Prix de l’huître, la bouteille à l’encre
Prévoir les cours ostréicoles est un art difficile, surtout quand les mortalités génèrent du sur-stockage. Mais la tendance à la baisse des prix favorise la consommation.
Le retournement des prix de l’huître en 2015, après une forte hausse entre 2011 et 2015 suite aux mortalités de naissain, était-elle prévisible ? Oui, répondront ceux qui détiennent toutes les composantes du marché… et ils ont bien de la chance ! Sauf qu’on les compte sur les doigts de la main, tant l’offre est disséminée et le nombre d’intervenants élevé. « Naisseurs, écloseurs, producteurs de demi-élevage et/ou d’huître commerciale, courtiers, grossistes, expéditeurs… Une multitude d’opérateurs compose la filière ostréicole. Un jeu d’acteurs s’opère avec des distorsions d’information qui vont avec. Le tout dans un marché très franco-français soumis à une forte saisonnalité, avec 70 % des ventes à Noël », rappelle Véronique Le Bihan, économiste à l’université de Nantes.

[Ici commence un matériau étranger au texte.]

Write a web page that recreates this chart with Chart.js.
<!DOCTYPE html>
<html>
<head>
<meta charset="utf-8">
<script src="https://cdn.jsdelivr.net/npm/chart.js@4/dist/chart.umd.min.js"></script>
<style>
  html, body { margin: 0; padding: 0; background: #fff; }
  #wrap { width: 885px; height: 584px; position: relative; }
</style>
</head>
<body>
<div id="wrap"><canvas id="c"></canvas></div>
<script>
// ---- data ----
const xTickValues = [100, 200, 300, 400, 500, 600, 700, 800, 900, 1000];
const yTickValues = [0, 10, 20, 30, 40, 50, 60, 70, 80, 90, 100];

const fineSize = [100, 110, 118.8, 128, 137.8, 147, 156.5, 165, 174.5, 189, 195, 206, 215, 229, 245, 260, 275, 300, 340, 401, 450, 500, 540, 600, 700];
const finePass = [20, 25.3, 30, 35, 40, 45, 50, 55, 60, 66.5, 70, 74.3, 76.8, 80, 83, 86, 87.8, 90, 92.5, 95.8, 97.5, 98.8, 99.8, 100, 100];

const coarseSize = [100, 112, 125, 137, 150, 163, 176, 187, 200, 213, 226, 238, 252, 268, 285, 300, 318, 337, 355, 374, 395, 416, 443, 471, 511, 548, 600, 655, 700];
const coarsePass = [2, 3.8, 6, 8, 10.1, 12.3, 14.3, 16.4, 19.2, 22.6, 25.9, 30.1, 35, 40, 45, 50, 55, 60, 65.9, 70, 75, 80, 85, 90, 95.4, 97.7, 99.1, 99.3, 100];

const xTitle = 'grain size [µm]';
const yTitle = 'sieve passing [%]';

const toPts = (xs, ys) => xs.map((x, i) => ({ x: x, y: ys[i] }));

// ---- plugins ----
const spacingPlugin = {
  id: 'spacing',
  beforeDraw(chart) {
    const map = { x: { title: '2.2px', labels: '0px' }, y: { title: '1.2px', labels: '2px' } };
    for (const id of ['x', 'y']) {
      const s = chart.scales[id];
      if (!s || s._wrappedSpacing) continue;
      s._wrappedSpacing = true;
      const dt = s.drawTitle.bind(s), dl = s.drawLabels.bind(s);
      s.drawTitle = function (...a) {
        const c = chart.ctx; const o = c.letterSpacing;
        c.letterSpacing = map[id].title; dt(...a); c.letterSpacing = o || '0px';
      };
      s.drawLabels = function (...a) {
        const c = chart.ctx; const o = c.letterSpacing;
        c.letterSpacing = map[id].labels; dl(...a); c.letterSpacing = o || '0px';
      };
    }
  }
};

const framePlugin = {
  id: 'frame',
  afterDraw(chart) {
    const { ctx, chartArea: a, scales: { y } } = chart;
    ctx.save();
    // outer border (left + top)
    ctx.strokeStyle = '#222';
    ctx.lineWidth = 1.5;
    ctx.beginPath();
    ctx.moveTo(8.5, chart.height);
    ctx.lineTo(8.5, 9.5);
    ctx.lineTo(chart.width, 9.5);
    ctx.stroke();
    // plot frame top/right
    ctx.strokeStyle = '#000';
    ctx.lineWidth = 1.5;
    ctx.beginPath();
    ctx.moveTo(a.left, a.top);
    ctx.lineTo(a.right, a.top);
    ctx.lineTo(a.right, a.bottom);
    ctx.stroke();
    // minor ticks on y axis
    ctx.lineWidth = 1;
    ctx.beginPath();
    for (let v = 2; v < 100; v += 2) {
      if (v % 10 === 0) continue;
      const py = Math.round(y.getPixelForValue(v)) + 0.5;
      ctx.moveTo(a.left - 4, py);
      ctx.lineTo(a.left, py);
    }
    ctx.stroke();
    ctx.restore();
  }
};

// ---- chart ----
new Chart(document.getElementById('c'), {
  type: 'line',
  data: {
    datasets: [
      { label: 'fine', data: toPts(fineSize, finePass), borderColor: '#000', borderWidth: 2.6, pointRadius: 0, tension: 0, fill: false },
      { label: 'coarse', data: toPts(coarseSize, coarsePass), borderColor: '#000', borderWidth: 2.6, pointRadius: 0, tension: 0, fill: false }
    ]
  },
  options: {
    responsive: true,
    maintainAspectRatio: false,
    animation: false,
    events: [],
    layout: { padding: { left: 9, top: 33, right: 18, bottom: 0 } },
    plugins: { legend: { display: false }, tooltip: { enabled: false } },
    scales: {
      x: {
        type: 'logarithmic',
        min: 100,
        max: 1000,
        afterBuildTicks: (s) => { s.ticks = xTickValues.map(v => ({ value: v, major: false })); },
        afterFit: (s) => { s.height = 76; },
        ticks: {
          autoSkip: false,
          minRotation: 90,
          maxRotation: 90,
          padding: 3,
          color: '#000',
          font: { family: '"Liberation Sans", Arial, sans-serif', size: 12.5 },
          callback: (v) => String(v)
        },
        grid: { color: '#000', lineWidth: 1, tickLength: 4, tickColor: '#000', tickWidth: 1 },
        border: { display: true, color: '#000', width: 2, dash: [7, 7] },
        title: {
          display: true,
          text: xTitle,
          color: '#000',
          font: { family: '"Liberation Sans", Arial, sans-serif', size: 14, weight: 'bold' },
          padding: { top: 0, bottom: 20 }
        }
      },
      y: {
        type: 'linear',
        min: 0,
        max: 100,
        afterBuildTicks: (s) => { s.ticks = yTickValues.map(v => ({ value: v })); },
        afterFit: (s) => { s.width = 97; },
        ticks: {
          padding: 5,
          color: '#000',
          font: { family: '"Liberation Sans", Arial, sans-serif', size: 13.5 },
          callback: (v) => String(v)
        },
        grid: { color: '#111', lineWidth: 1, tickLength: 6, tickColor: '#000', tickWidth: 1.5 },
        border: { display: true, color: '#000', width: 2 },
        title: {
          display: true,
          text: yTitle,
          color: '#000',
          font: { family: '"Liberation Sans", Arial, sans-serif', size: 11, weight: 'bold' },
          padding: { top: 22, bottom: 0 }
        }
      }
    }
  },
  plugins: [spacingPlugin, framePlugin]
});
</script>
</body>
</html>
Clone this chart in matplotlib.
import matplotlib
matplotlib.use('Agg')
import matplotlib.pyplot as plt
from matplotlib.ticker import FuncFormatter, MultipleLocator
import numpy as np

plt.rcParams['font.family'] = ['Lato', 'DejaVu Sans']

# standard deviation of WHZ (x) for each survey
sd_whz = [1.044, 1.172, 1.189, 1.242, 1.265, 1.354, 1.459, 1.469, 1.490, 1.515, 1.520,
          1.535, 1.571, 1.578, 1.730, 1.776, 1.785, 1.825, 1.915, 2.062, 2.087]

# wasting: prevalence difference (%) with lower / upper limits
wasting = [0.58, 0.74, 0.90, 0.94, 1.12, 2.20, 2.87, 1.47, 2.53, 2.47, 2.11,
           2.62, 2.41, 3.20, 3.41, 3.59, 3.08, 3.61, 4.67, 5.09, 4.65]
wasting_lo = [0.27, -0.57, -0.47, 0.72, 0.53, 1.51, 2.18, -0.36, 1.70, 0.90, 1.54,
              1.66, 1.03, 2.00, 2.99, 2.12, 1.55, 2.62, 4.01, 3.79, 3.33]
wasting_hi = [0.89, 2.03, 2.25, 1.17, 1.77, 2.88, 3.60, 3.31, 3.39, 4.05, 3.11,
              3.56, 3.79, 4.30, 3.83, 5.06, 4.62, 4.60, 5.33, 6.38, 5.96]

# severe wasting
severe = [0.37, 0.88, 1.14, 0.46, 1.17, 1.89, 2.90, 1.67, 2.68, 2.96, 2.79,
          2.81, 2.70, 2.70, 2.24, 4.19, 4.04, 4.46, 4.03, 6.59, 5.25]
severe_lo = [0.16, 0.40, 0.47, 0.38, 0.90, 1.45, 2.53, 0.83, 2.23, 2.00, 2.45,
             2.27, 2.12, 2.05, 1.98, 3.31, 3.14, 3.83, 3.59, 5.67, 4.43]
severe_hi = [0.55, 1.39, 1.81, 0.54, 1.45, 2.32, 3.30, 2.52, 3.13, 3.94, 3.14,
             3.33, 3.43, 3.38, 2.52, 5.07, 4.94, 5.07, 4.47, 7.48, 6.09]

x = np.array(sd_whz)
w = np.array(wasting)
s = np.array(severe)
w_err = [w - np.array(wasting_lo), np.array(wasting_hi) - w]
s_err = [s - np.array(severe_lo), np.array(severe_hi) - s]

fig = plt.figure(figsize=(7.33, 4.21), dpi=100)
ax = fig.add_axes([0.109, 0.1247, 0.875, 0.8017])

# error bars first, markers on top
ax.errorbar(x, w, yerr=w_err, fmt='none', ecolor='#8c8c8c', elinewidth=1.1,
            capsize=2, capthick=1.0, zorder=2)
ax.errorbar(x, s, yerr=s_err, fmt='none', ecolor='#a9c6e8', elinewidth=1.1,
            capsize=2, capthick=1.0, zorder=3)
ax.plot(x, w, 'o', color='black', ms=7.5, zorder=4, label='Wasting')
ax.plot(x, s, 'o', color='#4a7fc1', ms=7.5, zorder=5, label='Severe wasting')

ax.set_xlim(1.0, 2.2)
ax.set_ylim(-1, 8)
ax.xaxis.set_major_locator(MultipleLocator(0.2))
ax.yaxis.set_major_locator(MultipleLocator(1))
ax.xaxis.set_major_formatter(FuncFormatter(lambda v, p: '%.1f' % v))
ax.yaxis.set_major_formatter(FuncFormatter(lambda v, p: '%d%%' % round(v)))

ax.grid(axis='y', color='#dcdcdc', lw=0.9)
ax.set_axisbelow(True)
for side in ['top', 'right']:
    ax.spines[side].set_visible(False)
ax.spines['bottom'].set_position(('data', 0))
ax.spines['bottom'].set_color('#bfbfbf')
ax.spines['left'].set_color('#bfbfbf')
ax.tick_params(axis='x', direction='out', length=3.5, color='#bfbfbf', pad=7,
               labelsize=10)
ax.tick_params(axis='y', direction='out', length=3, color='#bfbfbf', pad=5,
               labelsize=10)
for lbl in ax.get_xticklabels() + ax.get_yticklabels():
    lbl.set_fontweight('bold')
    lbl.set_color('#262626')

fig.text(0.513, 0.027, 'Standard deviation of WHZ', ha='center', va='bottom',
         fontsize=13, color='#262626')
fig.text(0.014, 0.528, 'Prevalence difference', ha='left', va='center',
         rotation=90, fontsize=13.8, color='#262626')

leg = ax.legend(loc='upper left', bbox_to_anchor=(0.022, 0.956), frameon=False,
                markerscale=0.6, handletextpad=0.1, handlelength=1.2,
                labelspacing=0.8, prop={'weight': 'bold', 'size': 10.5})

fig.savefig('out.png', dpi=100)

Difficile à appréhender, l’offre est étroitement liée à celle des stocks. Or, les mortalités influencent directement les comportements : « Le sur-ensemencement et le surstockage pour compenser les pertes dépendent du niveau de risque apprécié par chacun. Mais cela déstabilise la mise en marché au moindre pic. Les cours deviennent alors très volatils tant que les stocks ne sont pas résorbés », explique Jacques Sourbier, président du comité régional de la conchyliculture des Pays de la Loire. Le manque d’informations à la production est un frein à la mise à prix « et à toute tentative de modélisation », ajoute Véronique Le Bihan.

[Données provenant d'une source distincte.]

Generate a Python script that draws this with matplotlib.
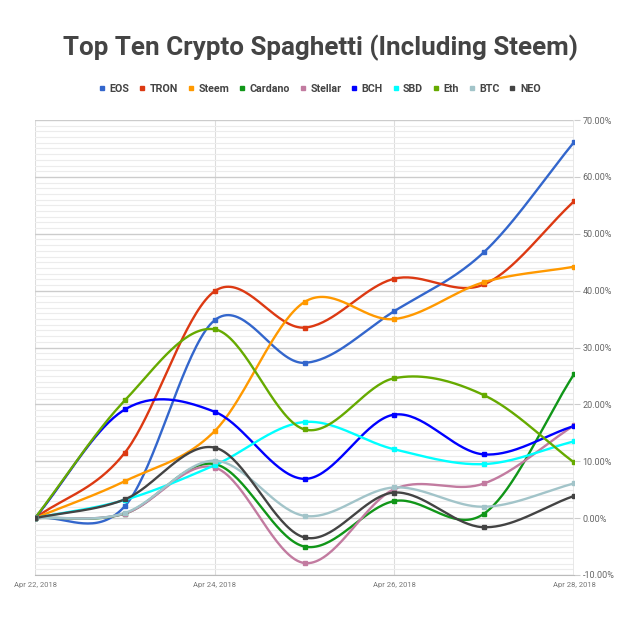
import numpy as np
import matplotlib
matplotlib.use('Agg')
import matplotlib.pyplot as plt
from matplotlib.ticker import MultipleLocator, FuncFormatter

plt.rcParams['font.family'] = ['Roboto', 'DejaVu Sans']

# dias (Apr 22 .. Apr 28, 2018)
days = [0, 1, 2, 3, 4, 5, 6]
day_labels = ['Apr 22, 2018', 'Apr 24, 2018', 'Apr 26, 2018', 'Apr 28, 2018']

# variacao em %
eos = [0, 2.1, 34.8, 27.3, 36.4, 46.8, 66.1]
tron = [0, 11.5, 39.9, 33.5, 42.1, 41.1, 55.7]
steem = [0, 6.5, 15.3, 38.0, 35.0, 41.5, 44.2]
cardano = [0, 0.8, 9.5, -5.0, 3.0, 0.8, 25.3]
stellar = [0, 0.8, 8.9, -7.9, 5.1, 6.1, 16.3]
bch = [0, 19.1, 18.7, 6.9, 18.2, 11.2, 16.2]
sbd = [0, 3.2, 9.3, 16.9, 12.1, 9.5, 13.5]
eth = [0, 20.7, 33.2, 15.6, 24.6, 21.6, 9.8]
btc = [0, 0.9, 10.1, 0.4, 5.4, 2.0, 6.1]
neo = [0, 3.3, 12.4, -3.4, 4.5, -1.6, 3.9]

names = ['EOS', 'TRON', 'Steem', 'Cardano', 'Stellar', 'BCH', 'SBD', 'Eth', 'BTC', 'NEO']
series = [eos, tron, steem, cardano, stellar, bch, sbd, eth, btc, neo]
colors = ['#3366cc', '#dc3912', '#ff9900', '#109618', '#c27ba0',
          '#0000ff', '#00ffff', '#66aa00', '#a2c4c9', '#434343']


def smooth(x, y, n=40):
    # curva suave tipo catmull-rom (hermite)
    x = np.asarray(x, float)
    y = np.asarray(y, float)
    m = np.zeros_like(y)
    m[1:-1] = (y[2:] - y[:-2]) / 2
    m[0] = y[1] - y[0]
    m[-1] = y[-1] - y[-2]
    xs, ys = [], []
    for i in range(len(x) - 1):
        t = np.linspace(0, 1, n)
        h00 = 2*t**3 - 3*t**2 + 1
        h10 = t**3 - 2*t**2 + t
        h01 = -2*t**3 + 3*t**2
        h11 = t**3 - t**2
        xs.append(x[i] + t*(x[i+1] - x[i]))
        ys.append(h00*y[i] + h10*m[i] + h01*y[i+1] + h11*m[i+1])
    return np.concatenate(xs), np.concatenate(ys)


fig = plt.figure(figsize=(6.4, 6.18), dpi=100)
ax = fig.add_axes([35/640, 43/618, 539/640, 455/618])

for s, c, nm in zip(series, colors, names):
    sx, sy = smooth(days, s)
    ax.plot(sx, sy, color=c, lw=1.7, zorder=3, solid_capstyle='round')
    ax.plot(days, s, 's', color=c, ms=3, zorder=4, label=nm)

ax.set_xlim(0, 6)
ax.set_ylim(-10, 70)
ax.yaxis.set_major_locator(MultipleLocator(10))
ax.yaxis.set_minor_locator(MultipleLocator(1))
ax.set_xticks([0, 2, 4, 6])
ax.set_xticklabels(day_labels)
ax.yaxis.tick_right()
ax.yaxis.set_major_formatter(FuncFormatter(lambda v, p: '%.2f%%' % v))
ax.tick_params(axis='y', which='major', length=4, color='#cccccc', labelsize=6.5,
               labelcolor='#666666', pad=2)
ax.tick_params(axis='y', which='minor', length=0)
ax.tick_params(axis='x', length=0, labelsize=5.5, labelcolor='#777777', pad=5)

ax.grid(True, which='major', axis='y', color='#cccccc', lw=1)
ax.grid(True, which='minor', axis='y', color='#ececec', lw=0.8)
ax.grid(True, which='major', axis='x', color='#dddddd', lw=0.8)
ax.set_axisbelow(True)
for sp in ['top', 'right', 'left']:
    ax.spines[sp].set_visible(False)
ax.spines['bottom'].set_color('#bbbbbb')
ax.axvline(6, color='#e6e6e6', lw=2, zorder=1)

fig.text(0.5, 1 - 48/618, 'Top Ten Crypto Spaghetti (Including Steem)', ha='center', va='center',
         fontsize=18.7, fontweight='bold', color='#444444')

fig.legend(loc='center', bbox_to_anchor=(0.5, 1 - 89/618), ncol=10, frameon=False,
           handlelength=0.5, handletextpad=0.45, columnspacing=0.95, markerscale=1.1,
           prop={'size': 7.7, 'weight': 'bold'}, labelcolor='#444444')

plt.savefig('out.png', dpi=100)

« En fait, les clients ont une meilleure vision du marché que les producteurs, considère Arnaud Delangle, directeur général de Cultimer France. L’hiver dernier, la distribution a joué le jeu. Et la forte élasticité de la demande par rapport au prix a permis de compenser en volume la baisse des prix de 25 %. Mais la baisse n’est pas forcément nécessaire à Noël, période où le consommateur est moins sensible aux prix, contrairement au reste de l’année. »

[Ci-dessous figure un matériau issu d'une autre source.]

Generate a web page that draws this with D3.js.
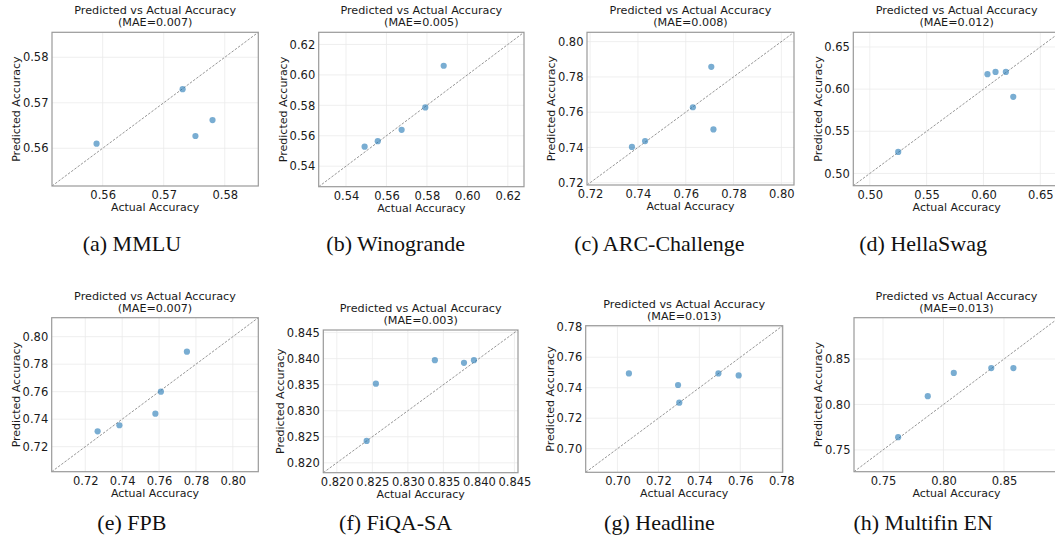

Autre constante : les écarts de prix de revient à la production sont très élevés et l’offre très segmentée. Cela se traduit par une échelle de prix de vente allant de 1 à 4. Ces dernières années, les enseignes ont renforcé leur offre haut de gamme. Dans la conjoncture actuelle, la tendance baissière sur les huîtres devrait convaincre d’autant plus facilement les consommateurs que le foie gras et le saumon fumé seront beaucoup plus chers en 2016.